_Written instruction_
Copy the first line of the material below and every later line through the line containing "0.0625, 0.0638, 0.0642];", without any other output.

_Provided data_
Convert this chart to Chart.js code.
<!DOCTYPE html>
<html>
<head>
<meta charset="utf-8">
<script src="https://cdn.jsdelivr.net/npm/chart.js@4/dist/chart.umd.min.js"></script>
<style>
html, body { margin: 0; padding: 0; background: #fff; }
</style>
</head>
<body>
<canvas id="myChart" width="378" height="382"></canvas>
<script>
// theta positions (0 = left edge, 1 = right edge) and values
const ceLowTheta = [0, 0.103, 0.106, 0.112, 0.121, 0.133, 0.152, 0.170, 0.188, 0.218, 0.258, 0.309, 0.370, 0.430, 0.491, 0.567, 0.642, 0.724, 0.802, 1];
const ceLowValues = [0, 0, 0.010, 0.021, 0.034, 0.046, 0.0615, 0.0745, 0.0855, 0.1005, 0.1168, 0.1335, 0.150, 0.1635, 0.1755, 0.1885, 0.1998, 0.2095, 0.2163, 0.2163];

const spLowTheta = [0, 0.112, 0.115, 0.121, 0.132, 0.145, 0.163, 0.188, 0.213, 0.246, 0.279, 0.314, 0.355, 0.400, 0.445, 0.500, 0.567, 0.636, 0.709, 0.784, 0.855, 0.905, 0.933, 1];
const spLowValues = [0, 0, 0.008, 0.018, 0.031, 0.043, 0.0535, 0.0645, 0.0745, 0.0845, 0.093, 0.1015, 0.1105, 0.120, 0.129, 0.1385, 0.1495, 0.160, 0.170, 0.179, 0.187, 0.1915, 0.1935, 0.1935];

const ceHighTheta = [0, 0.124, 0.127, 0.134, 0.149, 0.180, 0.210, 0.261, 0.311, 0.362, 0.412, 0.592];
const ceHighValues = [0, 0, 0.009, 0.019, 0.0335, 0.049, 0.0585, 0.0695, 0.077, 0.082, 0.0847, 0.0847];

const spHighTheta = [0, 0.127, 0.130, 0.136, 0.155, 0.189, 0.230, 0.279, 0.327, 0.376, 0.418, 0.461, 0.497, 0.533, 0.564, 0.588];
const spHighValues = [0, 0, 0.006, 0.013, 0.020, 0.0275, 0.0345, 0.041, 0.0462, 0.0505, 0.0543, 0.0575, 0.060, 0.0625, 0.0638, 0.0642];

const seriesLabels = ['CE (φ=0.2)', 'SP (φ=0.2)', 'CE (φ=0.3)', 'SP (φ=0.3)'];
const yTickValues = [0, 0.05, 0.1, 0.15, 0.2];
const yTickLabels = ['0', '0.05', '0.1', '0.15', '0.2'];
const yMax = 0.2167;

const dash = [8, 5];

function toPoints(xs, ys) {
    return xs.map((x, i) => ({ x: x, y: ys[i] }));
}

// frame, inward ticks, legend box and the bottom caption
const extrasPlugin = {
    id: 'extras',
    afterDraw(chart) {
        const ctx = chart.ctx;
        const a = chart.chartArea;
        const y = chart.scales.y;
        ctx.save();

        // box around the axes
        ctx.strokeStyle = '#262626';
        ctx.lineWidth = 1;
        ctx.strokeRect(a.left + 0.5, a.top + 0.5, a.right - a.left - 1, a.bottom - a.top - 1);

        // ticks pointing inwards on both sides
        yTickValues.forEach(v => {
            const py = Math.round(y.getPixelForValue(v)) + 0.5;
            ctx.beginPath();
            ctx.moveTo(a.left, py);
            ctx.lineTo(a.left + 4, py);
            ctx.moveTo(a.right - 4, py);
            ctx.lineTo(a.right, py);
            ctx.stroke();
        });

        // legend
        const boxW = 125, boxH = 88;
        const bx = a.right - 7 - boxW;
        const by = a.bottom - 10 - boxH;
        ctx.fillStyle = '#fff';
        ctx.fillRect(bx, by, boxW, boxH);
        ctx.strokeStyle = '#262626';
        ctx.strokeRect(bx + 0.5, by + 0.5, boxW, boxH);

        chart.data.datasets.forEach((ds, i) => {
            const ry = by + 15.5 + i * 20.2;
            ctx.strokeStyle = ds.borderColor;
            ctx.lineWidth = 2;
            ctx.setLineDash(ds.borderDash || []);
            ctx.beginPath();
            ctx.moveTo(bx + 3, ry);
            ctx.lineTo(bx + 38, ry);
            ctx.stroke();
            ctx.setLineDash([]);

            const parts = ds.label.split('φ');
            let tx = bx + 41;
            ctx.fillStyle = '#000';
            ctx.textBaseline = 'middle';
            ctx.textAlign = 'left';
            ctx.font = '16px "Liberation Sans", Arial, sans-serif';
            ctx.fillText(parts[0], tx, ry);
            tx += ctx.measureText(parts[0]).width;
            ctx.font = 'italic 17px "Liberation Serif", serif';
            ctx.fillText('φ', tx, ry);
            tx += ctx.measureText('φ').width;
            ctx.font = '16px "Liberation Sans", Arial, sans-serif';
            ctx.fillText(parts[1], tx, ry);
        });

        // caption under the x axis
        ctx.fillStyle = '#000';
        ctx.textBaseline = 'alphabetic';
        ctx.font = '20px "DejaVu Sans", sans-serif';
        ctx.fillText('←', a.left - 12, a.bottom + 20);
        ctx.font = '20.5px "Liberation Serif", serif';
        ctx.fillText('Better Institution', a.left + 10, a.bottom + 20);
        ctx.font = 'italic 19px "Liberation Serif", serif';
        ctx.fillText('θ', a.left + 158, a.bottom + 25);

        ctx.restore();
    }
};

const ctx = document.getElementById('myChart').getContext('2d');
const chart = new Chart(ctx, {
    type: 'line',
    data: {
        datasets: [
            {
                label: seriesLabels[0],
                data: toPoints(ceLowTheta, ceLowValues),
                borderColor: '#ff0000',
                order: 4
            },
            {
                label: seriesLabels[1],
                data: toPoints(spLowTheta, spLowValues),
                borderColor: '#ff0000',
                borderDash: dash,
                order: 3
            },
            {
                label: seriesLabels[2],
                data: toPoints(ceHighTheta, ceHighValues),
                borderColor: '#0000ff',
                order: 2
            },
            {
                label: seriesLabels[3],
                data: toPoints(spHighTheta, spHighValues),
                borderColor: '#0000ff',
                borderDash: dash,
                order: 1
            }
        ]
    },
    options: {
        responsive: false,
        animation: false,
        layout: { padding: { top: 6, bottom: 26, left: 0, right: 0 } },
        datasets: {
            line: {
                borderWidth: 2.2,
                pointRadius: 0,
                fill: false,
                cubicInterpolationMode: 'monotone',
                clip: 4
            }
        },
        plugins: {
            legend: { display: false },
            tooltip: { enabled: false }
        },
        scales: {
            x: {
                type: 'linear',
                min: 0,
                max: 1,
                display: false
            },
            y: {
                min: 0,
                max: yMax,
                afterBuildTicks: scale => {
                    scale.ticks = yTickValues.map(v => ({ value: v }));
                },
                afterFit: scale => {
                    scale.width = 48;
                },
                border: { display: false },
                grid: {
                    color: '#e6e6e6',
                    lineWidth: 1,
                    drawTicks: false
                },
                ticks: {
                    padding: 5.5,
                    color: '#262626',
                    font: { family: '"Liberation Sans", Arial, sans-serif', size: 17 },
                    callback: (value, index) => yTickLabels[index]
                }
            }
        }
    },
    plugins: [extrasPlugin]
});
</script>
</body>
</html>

_Task output_
Convert this chart to Chart.js code.
<!DOCTYPE html>
<html>
<head>
<meta charset="utf-8">
<script src="https://cdn.jsdelivr.net/npm/chart.js@4/dist/chart.umd.min.js"></script>
<style>
html, body { margin: 0; padding: 0; background: #fff; }
</style>
</head>
<body>
<canvas id="myChart" width="378" height="382"></canvas>
<script>
// theta positions (0 = left edge, 1 = right edge) and values
const ceLowTheta = [0, 0.103, 0.106, 0.112, 0.121, 0.133, 0.152, 0.170, 0.188, 0.218, 0.258, 0.309, 0.370, 0.430, 0.491, 0.567, 0.642, 0.724, 0.802, 1];
const ceLowValues = [0, 0, 0.010, 0.021, 0.034, 0.046, 0.0615, 0.0745, 0.0855, 0.1005, 0.1168, 0.1335, 0.150, 0.1635, 0.1755, 0.1885, 0.1998, 0.2095, 0.2163, 0.2163];

const spLowTheta = [0, 0.112, 0.115, 0.121, 0.132, 0.145, 0.163, 0.188, 0.213, 0.246, 0.279, 0.314, 0.355, 0.400, 0.445, 0.500, 0.567, 0.636, 0.709, 0.784, 0.855, 0.905, 0.933, 1];
const spLowValues = [0, 0, 0.008, 0.018, 0.031, 0.043, 0.0535, 0.0645, 0.0745, 0.0845, 0.093, 0.1015, 0.1105, 0.120, 0.129, 0.1385, 0.1495, 0.160, 0.170, 0.179, 0.187, 0.1915, 0.1935, 0.1935];

const ceHighTheta = [0, 0.124, 0.127, 0.134, 0.149, 0.180, 0.210, 0.261, 0.311, 0.362, 0.412, 0.592];
const ceHighValues = [0, 0, 0.009, 0.019, 0.0335, 0.049, 0.0585, 0.0695, 0.077, 0.082, 0.0847, 0.0847];

const spHighTheta = [0, 0.127, 0.130, 0.136, 0.155, 0.189, 0.230, 0.279, 0.327, 0.376, 0.418, 0.461, 0.497, 0.533, 0.564, 0.588];
const spHighValues = [0, 0, 0.006, 0.013, 0.020, 0.0275, 0.0345, 0.041, 0.0462, 0.0505, 0.0543, 0.0575, 0.060, 0.0625, 0.0638, 0.0642];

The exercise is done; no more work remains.